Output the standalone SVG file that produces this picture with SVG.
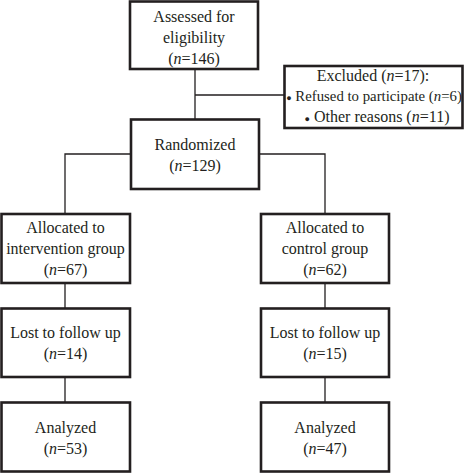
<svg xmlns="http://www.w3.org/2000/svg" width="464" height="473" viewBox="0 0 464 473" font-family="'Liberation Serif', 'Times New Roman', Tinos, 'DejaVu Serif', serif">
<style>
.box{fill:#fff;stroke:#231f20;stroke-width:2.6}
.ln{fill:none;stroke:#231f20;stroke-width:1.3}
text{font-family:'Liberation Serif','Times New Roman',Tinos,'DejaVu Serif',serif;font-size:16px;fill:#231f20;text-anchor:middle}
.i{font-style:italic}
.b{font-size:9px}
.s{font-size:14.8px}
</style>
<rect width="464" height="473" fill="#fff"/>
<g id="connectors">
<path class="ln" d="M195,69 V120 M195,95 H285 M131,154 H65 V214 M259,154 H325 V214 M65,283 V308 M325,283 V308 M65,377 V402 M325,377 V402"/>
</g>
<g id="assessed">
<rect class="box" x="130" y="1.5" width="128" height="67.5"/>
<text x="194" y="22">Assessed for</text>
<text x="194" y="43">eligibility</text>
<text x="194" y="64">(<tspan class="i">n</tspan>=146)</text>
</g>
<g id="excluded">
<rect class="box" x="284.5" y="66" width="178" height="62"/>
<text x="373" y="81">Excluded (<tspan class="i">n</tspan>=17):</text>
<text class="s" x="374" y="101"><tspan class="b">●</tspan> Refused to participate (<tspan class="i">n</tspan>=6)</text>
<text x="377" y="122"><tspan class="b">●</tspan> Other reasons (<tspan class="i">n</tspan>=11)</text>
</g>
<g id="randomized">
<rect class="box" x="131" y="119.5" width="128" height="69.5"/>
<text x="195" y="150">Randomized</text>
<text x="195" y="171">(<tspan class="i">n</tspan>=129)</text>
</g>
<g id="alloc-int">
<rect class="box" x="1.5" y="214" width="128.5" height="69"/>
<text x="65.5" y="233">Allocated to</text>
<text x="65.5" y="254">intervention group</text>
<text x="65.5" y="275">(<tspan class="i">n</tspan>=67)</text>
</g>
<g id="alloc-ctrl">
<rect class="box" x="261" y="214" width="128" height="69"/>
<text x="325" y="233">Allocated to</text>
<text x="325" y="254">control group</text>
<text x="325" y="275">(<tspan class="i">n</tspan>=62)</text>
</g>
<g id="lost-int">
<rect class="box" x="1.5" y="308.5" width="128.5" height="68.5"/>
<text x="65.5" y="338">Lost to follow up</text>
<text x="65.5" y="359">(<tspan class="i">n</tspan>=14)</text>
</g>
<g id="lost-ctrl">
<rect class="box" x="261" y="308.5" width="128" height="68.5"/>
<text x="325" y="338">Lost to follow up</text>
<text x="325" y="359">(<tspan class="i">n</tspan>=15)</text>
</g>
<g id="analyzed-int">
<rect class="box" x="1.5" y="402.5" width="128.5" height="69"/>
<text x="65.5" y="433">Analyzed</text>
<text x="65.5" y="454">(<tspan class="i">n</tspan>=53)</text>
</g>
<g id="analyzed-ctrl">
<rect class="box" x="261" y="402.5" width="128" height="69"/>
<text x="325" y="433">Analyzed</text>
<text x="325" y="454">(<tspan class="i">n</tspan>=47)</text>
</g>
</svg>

> **PROBLEM TO WORK ON**:
Except for the pictures, give all the material above again verbatim.

> **COMPLETE RESPONSE**:
Output the standalone SVG file that produces this picture with SVG.
<svg xmlns="http://www.w3.org/2000/svg" width="464" height="473" viewBox="0 0 464 473" font-family="'Liberation Serif', 'Times New Roman', Tinos, 'DejaVu Serif', serif">
<style>
.box{fill:#fff;stroke:#231f20;stroke-width:2.6}
.ln{fill:none;stroke:#231f20;stroke-width:1.3}
text{font-family:'Liberation Serif','Times New Roman',Tinos,'DejaVu Serif',serif;font-size:16px;fill:#231f20;text-anchor:middle}
.i{font-style:italic}
.b{font-size:9px}
.s{font-size:14.8px}
</style>
<rect width="464" height="473" fill="#fff"/>
<g id="connectors">
<path class="ln" d="M195,69 V120 M195,95 H285 M131,154 H65 V214 M259,154 H325 V214 M65,283 V308 M325,283 V308 M65,377 V402 M325,377 V402"/>
</g>
<g id="assessed">
<rect class="box" x="130" y="1.5" width="128" height="67.5"/>
<text x="194" y="22">Assessed for</text>
<text x="194" y="43">eligibility</text>
<text x="194" y="64">(<tspan class="i">n</tspan>=146)</text>
</g>
<g id="excluded">
<rect class="box" x="284.5" y="66" width="178" height="62"/>
<text x="373" y="81">Excluded (<tspan class="i">n</tspan>=17):</text>
<text class="s" x="374" y="101"><tspan class="b">●</tspan> Refused to participate (<tspan class="i">n</tspan>=6)</text>
<text x="377" y="122"><tspan class="b">●</tspan> Other reasons (<tspan class="i">n</tspan>=11)</text>
</g>
<g id="randomized">
<rect class="box" x="131" y="119.5" width="128" height="69.5"/>
<text x="195" y="150">Randomized</text>
<text x="195" y="171">(<tspan class="i">n</tspan>=129)</text>
</g>
<g id="alloc-int">
<rect class="box" x="1.5" y="214" width="128.5" height="69"/>
<text x="65.5" y="233">Allocated to</text>
<text x="65.5" y="254">intervention group</text>
<text x="65.5" y="275">(<tspan class="i">n</tspan>=67)</text>
</g>
<g id="alloc-ctrl">
<rect class="box" x="261" y="214" width="128" height="69"/>
<text x="325" y="233">Allocated to</text>
<text x="325" y="254">control group</text>
<text x="325" y="275">(<tspan class="i">n</tspan>=62)</text>
</g>
<g id="lost-int">
<rect class="box" x="1.5" y="308.5" width="128.5" height="68.5"/>
<text x="65.5" y="338">Lost to follow up</text>
<text x="65.5" y="359">(<tspan class="i">n</tspan>=14)</text>
</g>
<g id="lost-ctrl">
<rect class="box" x="261" y="308.5" width="128" height="68.5"/>
<text x="325" y="338">Lost to follow up</text>
<text x="325" y="359">(<tspan class="i">n</tspan>=15)</text>
</g>
<g id="analyzed-int">
<rect class="box" x="1.5" y="402.5" width="128.5" height="69"/>
<text x="65.5" y="433">Analyzed</text>
<text x="65.5" y="454">(<tspan class="i">n</tspan>=53)</text>
</g>
<g id="analyzed-ctrl">
<rect class="box" x="261" y="402.5" width="128" height="69"/>
<text x="325" y="433">Analyzed</text>
<text x="325" y="454">(<tspan class="i">n</tspan>=47)</text>
</g>
</svg>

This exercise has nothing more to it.